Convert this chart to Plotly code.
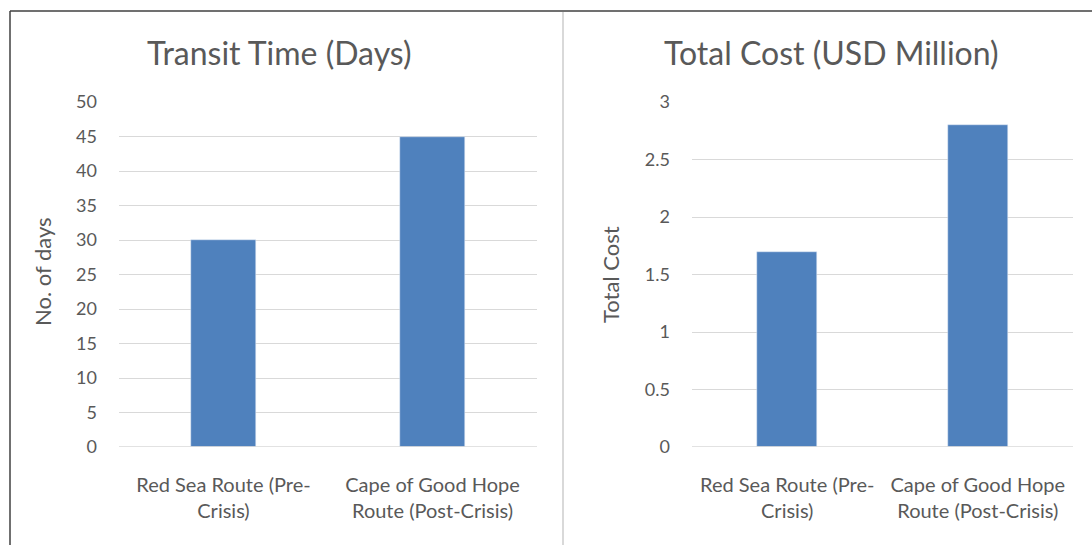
import plotly.graph_objects as go

categories = ["Red Sea Route (Pre-<br>Crisis)", "Cape of Good Hope<br>Route (Post-Crisis)"]
transit_days = [30, 45]
total_cost = [1.7, 2.8]
left_title = "Transit Time (Days)"
right_title = "Total Cost (USD Million)"
left_ytitle = "No. of days"
right_ytitle = "Total Cost"

W, H = 1092, 545
FONT = "Lato"
TXT = "#595959"
GRID = "#d9d9d9"
BAR = "#4f81bd"

def px(x):
    return x / W

def py(y):
    return 1 - y / H

fig = go.Figure()
fig.add_trace(go.Bar(x=categories, y=transit_days, marker_color=BAR, width=0.31,
                     xaxis="x", yaxis="y", showlegend=False))
fig.add_trace(go.Bar(x=categories, y=total_cost, marker_color=BAR, width=0.315,
                     xaxis="x2", yaxis="y2", showlegend=False))

x_common = dict(showline=False, zeroline=False, ticks="", automargin=False, showgrid=False,
                tickfont=dict(family=FONT, size=20, color=TXT), ticklabelstandoff=24)
y_common = dict(showline=False, zeroline=False, ticks="", automargin=False, showgrid=True,
                gridcolor=GRID, gridwidth=1.3,
                tickfont=dict(family=FONT, size=18, color=TXT))

fig.update_layout(
    width=W, height=H, margin=dict(l=0, r=0, t=0, b=0, autoexpand=False),
    paper_bgcolor="white", plot_bgcolor="white",
    font=dict(family=FONT, color=TXT),
    xaxis=dict(domain=[px(119), px(537)], anchor="y", **x_common),
    yaxis=dict(domain=[py(447), py(102)], anchor="x", range=[0, 50], dtick=5,
               ticklabelstandoff=21, **y_common),
    xaxis2=dict(domain=[px(692), px(1073)], anchor="y2", **x_common),
    yaxis2=dict(domain=[py(447), py(102)], anchor="x2", range=[0, 3], dtick=0.5,
                ticklabelstandoff=21, **y_common),
    bargap=0,
)

# zero baselines
for xr, yr in (("x", "y"), ("x2", "y2")):
    fig.add_shape(type="line", xref=f"{xr} domain", yref=yr, x0=0, x1=1, y0=0, y1=0,
                  line=dict(color=GRID, width=1.5), layer="above")

# chart borders
fig.add_shape(type="line", xref="paper", yref="paper", x0=px(10), x1=1, y0=py(11), y1=py(11),
              line=dict(color="#404040", width=1.5))
fig.add_shape(type="line", xref="paper", yref="paper", x0=px(10), x1=px(10), y0=py(11), y1=0,
              line=dict(color="#404040", width=1.5))
fig.add_shape(type="line", xref="paper", yref="paper", x0=px(563), x1=px(563), y0=py(12), y1=0,
              line=dict(color=GRID, width=2))

# titles
ann = dict(xref="paper", yref="paper", showarrow=False, xanchor="center", yanchor="middle")
fig.add_annotation(text=left_title, x=px(279), y=py(52),
                   font=dict(family=FONT, size=32, color=TXT), **ann)
fig.add_annotation(text=right_title, x=px(831), y=py(52),
                   font=dict(family=FONT, size=32, color=TXT), **ann)
fig.add_annotation(text=left_ytitle, x=px(42), y=py(272), textangle=-90,
                   font=dict(family=FONT, size=22, color=TXT), **ann)
fig.add_annotation(text=right_ytitle, x=px(610), y=py(275), textangle=-90,
                   font=dict(family=FONT, size=22, color=TXT), **ann)

fig.write_html("out.html")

## Instructions for the task
Set down again, exactly, the lines of the material above from its first line to the one with "return 1 - y / H", inclusive. Leave the pictures out.

## Complete answer
Convert this chart to Plotly code.
import plotly.graph_objects as go

categories = ["Red Sea Route (Pre-<br>Crisis)", "Cape of Good Hope<br>Route (Post-Crisis)"]
transit_days = [30, 45]
total_cost = [1.7, 2.8]
left_title = "Transit Time (Days)"
right_title = "Total Cost (USD Million)"
left_ytitle = "No. of days"
right_ytitle = "Total Cost"

W, H = 1092, 545
FONT = "Lato"
TXT = "#595959"
GRID = "#d9d9d9"
BAR = "#4f81bd"

def px(x):
    return x / W

def py(y):
    return 1 - y / H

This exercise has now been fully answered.